==== Dataset excerpt ====

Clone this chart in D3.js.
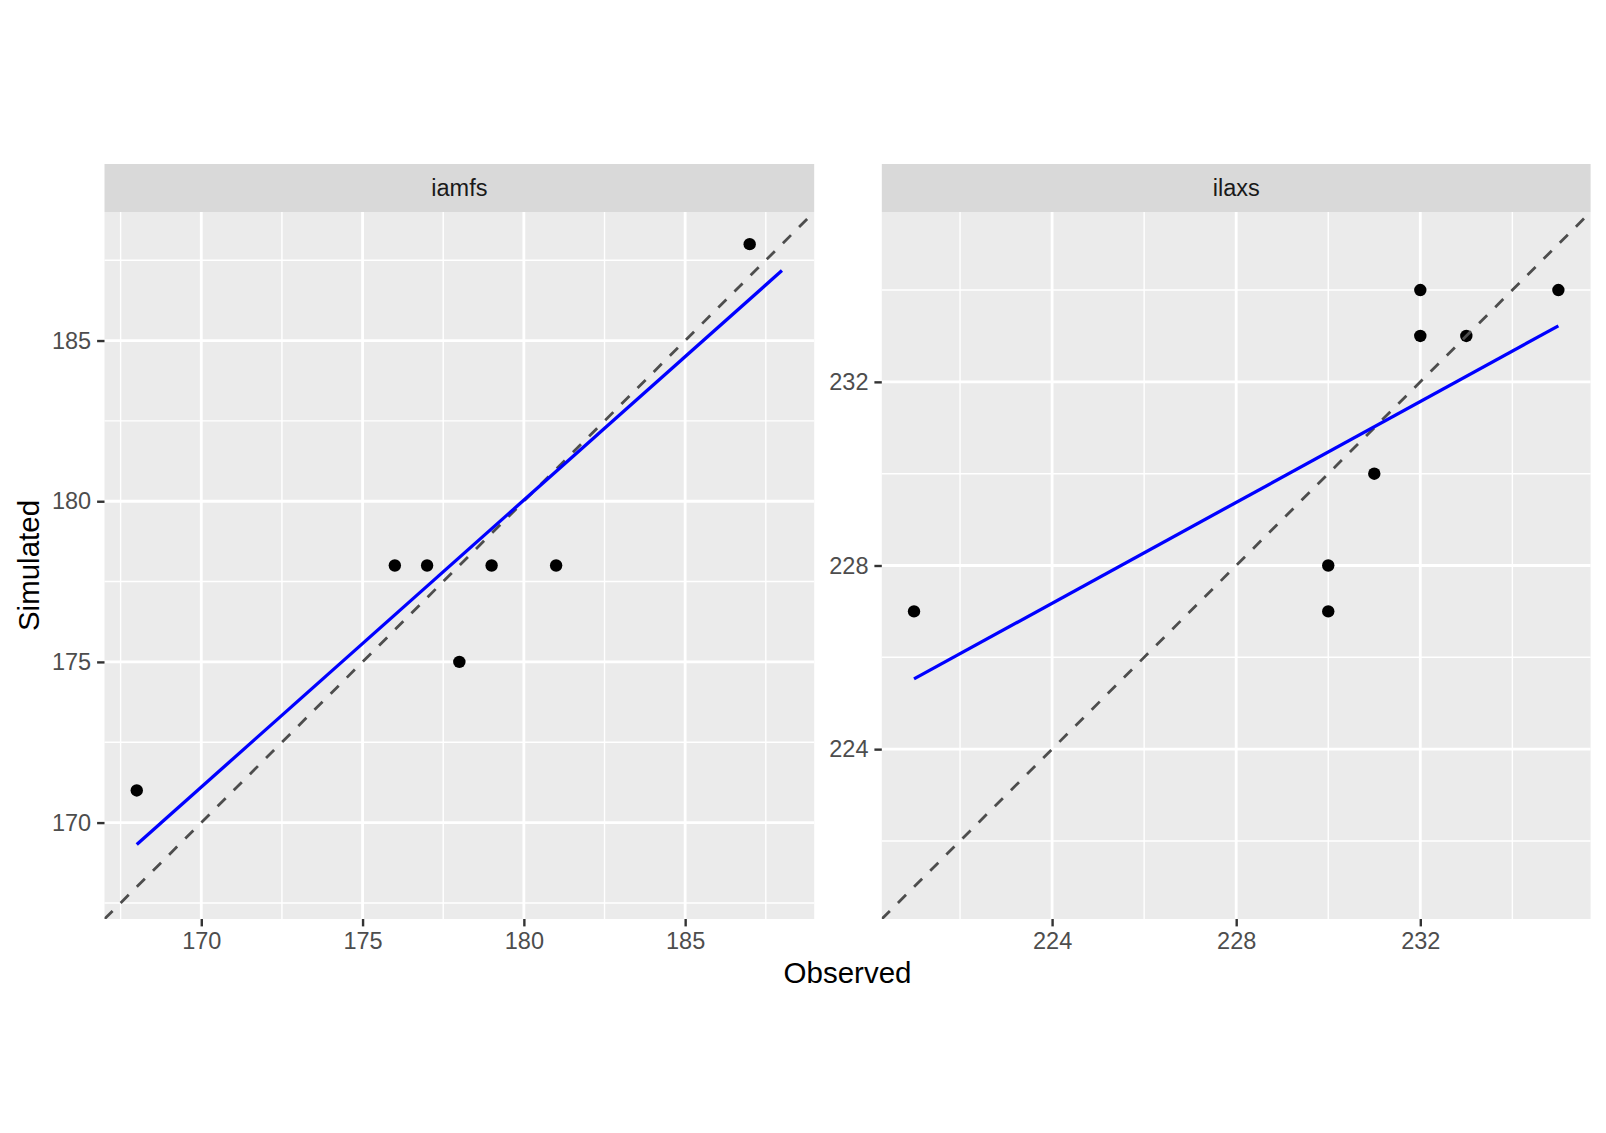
<!DOCTYPE html>
<html>
<head>
<meta charset="utf-8">
<script src="https://cdn.jsdelivr.net/npm/d3@7"></script>
<style>
  html, body { margin: 0; padding: 0; background: #ffffff; }
  svg { display: block; }
  text { font-family: "Liberation Sans", Arial, Helvetica, sans-serif; }
</style>
</head>
<body>
<svg id="chart" width="1606" height="1133"></svg>
<script>
// ---------------- data ----------------
const panelNames = ["iamfs", "ilaxs"];

const observedIamfs = [168, 176, 177, 178, 179, 181, 187];
const simulatedIamfs = [171, 178, 178, 175, 178, 178, 188];
const observedIlaxs = [221, 230, 230, 231, 232, 232, 233, 235];
const simulatedIlaxs = [227, 228, 227, 230, 234, 233, 233, 234];

// fitted (blue) line end points, in data units
const fitXIamfs = [168, 188];
const fitYIamfs = [169.32, 187.18];
const fitXIlaxs = [221, 235];
const fitYIlaxs = [225.53, 233.22];

// axis limits (same for x and y within a panel)
const limitsIamfs = [167, 189];
const limitsIlaxs = [220.3, 235.7];

// tick labels
const majorTicksIamfs = [170, 175, 180, 185];
const minorTicksIamfs = [167.5, 172.5, 177.5, 182.5, 187.5];
const majorTicksIlaxs = [224, 228, 232];
const minorTicksIlaxs = [222, 226, 230, 234];

const xTitle = "Observed";
const yTitle = "Simulated";

// ---------------- layout ----------------
const svg = d3.select("#chart");
const panelTop = 212, panelBottom = 919, stripTop = 164;
const panelBoxes = [
  { left: 104.5, right: 814.2 },
  { left: 881.8, right: 1590.6 }
];

const panels = [
  { name: panelNames[0], obs: observedIamfs, sim: simulatedIamfs, fx: fitXIamfs, fy: fitYIamfs,
    lim: limitsIamfs, major: majorTicksIamfs, minor: minorTicksIamfs },
  { name: panelNames[1], obs: observedIlaxs, sim: simulatedIlaxs, fx: fitXIlaxs, fy: fitYIlaxs,
    lim: limitsIlaxs, major: majorTicksIlaxs, minor: minorTicksIlaxs }
];

const tickFont = 23.5, titleFont = 29.5;

panels.forEach((p, i) => {
  const box = panelBoxes[i];
  const x = d3.scaleLinear().domain(p.lim).range([box.left, box.right]);
  const y = d3.scaleLinear().domain(p.lim).range([panelBottom, panelTop]);
  const g = svg.append("g");

  const clipId = "clip" + i;
  svg.append("clipPath").attr("id", clipId)
    .append("rect").attr("x", box.left).attr("y", panelTop)
    .attr("width", box.right - box.left).attr("height", panelBottom - panelTop);

  // panel background
  g.append("rect").attr("x", box.left).attr("y", panelTop)
    .attr("width", box.right - box.left).attr("height", panelBottom - panelTop)
    .attr("fill", "#EBEBEB");

  // minor grid
  g.selectAll(".minx").data(p.minor).enter().append("line")
    .attr("x1", d => x(d)).attr("x2", d => x(d)).attr("y1", panelTop).attr("y2", panelBottom)
    .attr("stroke", "#ffffff").attr("stroke-width", 1.4);
  g.selectAll(".miny").data(p.minor).enter().append("line")
    .attr("y1", d => y(d)).attr("y2", d => y(d)).attr("x1", box.left).attr("x2", box.right)
    .attr("stroke", "#ffffff").attr("stroke-width", 1.4);
  // major grid
  g.selectAll(".majx").data(p.major).enter().append("line")
    .attr("x1", d => x(d)).attr("x2", d => x(d)).attr("y1", panelTop).attr("y2", panelBottom)
    .attr("stroke", "#ffffff").attr("stroke-width", 2.8);
  g.selectAll(".majy").data(p.major).enter().append("line")
    .attr("y1", d => y(d)).attr("y2", d => y(d)).attr("x1", box.left).attr("x2", box.right)
    .attr("stroke", "#ffffff").attr("stroke-width", 2.8);

  // strip
  g.append("rect").attr("x", box.left).attr("y", stripTop)
    .attr("width", box.right - box.left).attr("height", panelTop - stripTop)
    .attr("fill", "#D9D9D9");
  g.append("text").attr("x", (box.left + box.right) / 2).attr("y", (stripTop + panelTop) / 2)
    .attr("text-anchor", "middle").attr("dominant-baseline", "central")
    .attr("font-size", tickFont).attr("fill", "#1A1A1A").text(p.name);

  // axes
  const xAxis = d3.axisBottom(x).tickValues(p.major).tickSize(7.4).tickPadding(5.9).tickFormat(d3.format("d"));
  const yAxis = d3.axisLeft(y).tickValues(p.major).tickSize(7.4).tickPadding(5.9).tickFormat(d3.format("d"));
  const gx = g.append("g").attr("transform", `translate(0,${panelBottom})`).call(xAxis);
  const gy = g.append("g").attr("transform", `translate(${box.left},0)`).call(yAxis);
  [gx, gy].forEach(ax => {
    ax.select(".domain").remove();
    ax.selectAll(".tick line").attr("stroke", "#333333").attr("stroke-width", 2.4);
    ax.selectAll(".tick text").attr("fill", "#4D4D4D").attr("font-size", tickFont)
      .attr("font-family", '"Liberation Sans", Arial, sans-serif');
  });

  const plot = g.append("g").attr("clip-path", `url(#${clipId})`);

  // points
  plot.selectAll(".pt").data(p.obs.map((o, k) => [o, p.sim[k]])).enter().append("circle")
    .attr("cx", d => x(d[0])).attr("cy", d => y(d[1])).attr("r", 6.2).attr("fill", "#000000");

  // 1:1 dashed line
  plot.append("line")
    .attr("x1", x(p.lim[0])).attr("y1", y(p.lim[0]))
    .attr("x2", x(p.lim[1])).attr("y2", y(p.lim[1]))
    .attr("stroke", "#4D4D4D").attr("stroke-width", 2.8)
    .attr("stroke-dasharray", "11.4,11.4");

  // fitted line
  plot.append("line")
    .attr("x1", x(p.fx[0])).attr("y1", y(p.fy[0]))
    .attr("x2", x(p.fx[1])).attr("y2", y(p.fy[1]))
    .attr("stroke", "#0000FF").attr("stroke-width", 3.3);
});

// axis titles
svg.append("text").attr("x", (panelBoxes[0].left + panelBoxes[1].right) / 2).attr("y", 983.3)
  .attr("text-anchor", "middle").attr("font-size", titleFont).attr("fill", "#000000").text(xTitle);
svg.append("text")
  .attr("transform", `translate(38.5,${(panelTop + panelBottom) / 2}) rotate(-90)`)
  .attr("text-anchor", "middle").attr("font-size", titleFont).attr("fill", "#000000").text(yTitle);
</script>
</body>
</html>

====

* **Brief**:
Write out every line above exactly as it is, leaving out the pictures.

* **Final result**:
Clone this chart in D3.js.
<!DOCTYPE html>
<html>
<head>
<meta charset="utf-8">
<script src="https://cdn.jsdelivr.net/npm/d3@7"></script>
<style>
  html, body { margin: 0; padding: 0; background: #ffffff; }
  svg { display: block; }
  text { font-family: "Liberation Sans", Arial, Helvetica, sans-serif; }
</style>
</head>
<body>
<svg id="chart" width="1606" height="1133"></svg>
<script>
// ---------------- data ----------------
const panelNames = ["iamfs", "ilaxs"];

const observedIamfs = [168, 176, 177, 178, 179, 181, 187];
const simulatedIamfs = [171, 178, 178, 175, 178, 178, 188];
const observedIlaxs = [221, 230, 230, 231, 232, 232, 233, 235];
const simulatedIlaxs = [227, 228, 227, 230, 234, 233, 233, 234];

// fitted (blue) line end points, in data units
const fitXIamfs = [168, 188];
const fitYIamfs = [169.32, 187.18];
const fitXIlaxs = [221, 235];
const fitYIlaxs = [225.53, 233.22];

// axis limits (same for x and y within a panel)
const limitsIamfs = [167, 189];
const limitsIlaxs = [220.3, 235.7];

// tick labels
const majorTicksIamfs = [170, 175, 180, 185];
const minorTicksIamfs = [167.5, 172.5, 177.5, 182.5, 187.5];
const majorTicksIlaxs = [224, 228, 232];
const minorTicksIlaxs = [222, 226, 230, 234];

const xTitle = "Observed";
const yTitle = "Simulated";

// ---------------- layout ----------------
const svg = d3.select("#chart");
const panelTop = 212, panelBottom = 919, stripTop = 164;
const panelBoxes = [
  { left: 104.5, right: 814.2 },
  { left: 881.8, right: 1590.6 }
];

const panels = [
  { name: panelNames[0], obs: observedIamfs, sim: simulatedIamfs, fx: fitXIamfs, fy: fitYIamfs,
    lim: limitsIamfs, major: majorTicksIamfs, minor: minorTicksIamfs },
  { name: panelNames[1], obs: observedIlaxs, sim: simulatedIlaxs, fx: fitXIlaxs, fy: fitYIlaxs,
    lim: limitsIlaxs, major: majorTicksIlaxs, minor: minorTicksIlaxs }
];

const tickFont = 23.5, titleFont = 29.5;

panels.forEach((p, i) => {
  const box = panelBoxes[i];
  const x = d3.scaleLinear().domain(p.lim).range([box.left, box.right]);
  const y = d3.scaleLinear().domain(p.lim).range([panelBottom, panelTop]);
  const g = svg.append("g");

  const clipId = "clip" + i;
  svg.append("clipPath").attr("id", clipId)
    .append("rect").attr("x", box.left).attr("y", panelTop)
    .attr("width", box.right - box.left).attr("height", panelBottom - panelTop);

  // panel background
  g.append("rect").attr("x", box.left).attr("y", panelTop)
    .attr("width", box.right - box.left).attr("height", panelBottom - panelTop)
    .attr("fill", "#EBEBEB");

  // minor grid
  g.selectAll(".minx").data(p.minor).enter().append("line")
    .attr("x1", d => x(d)).attr("x2", d => x(d)).attr("y1", panelTop).attr("y2", panelBottom)
    .attr("stroke", "#ffffff").attr("stroke-width", 1.4);
  g.selectAll(".miny").data(p.minor).enter().append("line")
    .attr("y1", d => y(d)).attr("y2", d => y(d)).attr("x1", box.left).attr("x2", box.right)
    .attr("stroke", "#ffffff").attr("stroke-width", 1.4);
  // major grid
  g.selectAll(".majx").data(p.major).enter().append("line")
    .attr("x1", d => x(d)).attr("x2", d => x(d)).attr("y1", panelTop).attr("y2", panelBottom)
    .attr("stroke", "#ffffff").attr("stroke-width", 2.8);
  g.selectAll(".majy").data(p.major).enter().append("line")
    .attr("y1", d => y(d)).attr("y2", d => y(d)).attr("x1", box.left).attr("x2", box.right)
    .attr("stroke", "#ffffff").attr("stroke-width", 2.8);

  // strip
  g.append("rect").attr("x", box.left).attr("y", stripTop)
    .attr("width", box.right - box.left).attr("height", panelTop - stripTop)
    .attr("fill", "#D9D9D9");
  g.append("text").attr("x", (box.left + box.right) / 2).attr("y", (stripTop + panelTop) / 2)
    .attr("text-anchor", "middle").attr("dominant-baseline", "central")
    .attr("font-size", tickFont).attr("fill", "#1A1A1A").text(p.name);

  // axes
  const xAxis = d3.axisBottom(x).tickValues(p.major).tickSize(7.4).tickPadding(5.9).tickFormat(d3.format("d"));
  const yAxis = d3.axisLeft(y).tickValues(p.major).tickSize(7.4).tickPadding(5.9).tickFormat(d3.format("d"));
  const gx = g.append("g").attr("transform", `translate(0,${panelBottom})`).call(xAxis);
  const gy = g.append("g").attr("transform", `translate(${box.left},0)`).call(yAxis);
  [gx, gy].forEach(ax => {
    ax.select(".domain").remove();
    ax.selectAll(".tick line").attr("stroke", "#333333").attr("stroke-width", 2.4);
    ax.selectAll(".tick text").attr("fill", "#4D4D4D").attr("font-size", tickFont)
      .attr("font-family", '"Liberation Sans", Arial, sans-serif');
  });

  const plot = g.append("g").attr("clip-path", `url(#${clipId})`);

  // points
  plot.selectAll(".pt").data(p.obs.map((o, k) => [o, p.sim[k]])).enter().append("circle")
    .attr("cx", d => x(d[0])).attr("cy", d => y(d[1])).attr("r", 6.2).attr("fill", "#000000");

  // 1:1 dashed line
  plot.append("line")
    .attr("x1", x(p.lim[0])).attr("y1", y(p.lim[0]))
    .attr("x2", x(p.lim[1])).attr("y2", y(p.lim[1]))
    .attr("stroke", "#4D4D4D").attr("stroke-width", 2.8)
    .attr("stroke-dasharray", "11.4,11.4");

  // fitted line
  plot.append("line")
    .attr("x1", x(p.fx[0])).attr("y1", y(p.fy[0]))
    .attr("x2", x(p.fx[1])).attr("y2", y(p.fy[1]))
    .attr("stroke", "#0000FF").attr("stroke-width", 3.3);
});

// axis titles
svg.append("text").attr("x", (panelBoxes[0].left + panelBoxes[1].right) / 2).attr("y", 983.3)
  .attr("text-anchor", "middle").attr("font-size", titleFont).attr("fill", "#000000").text(xTitle);
svg.append("text")
  .attr("transform", `translate(38.5,${(panelTop + panelBottom) / 2}) rotate(-90)`)
  .attr("text-anchor", "middle").attr("font-size", titleFont).attr("fill", "#000000").text(yTitle);
</script>
</body>
</html>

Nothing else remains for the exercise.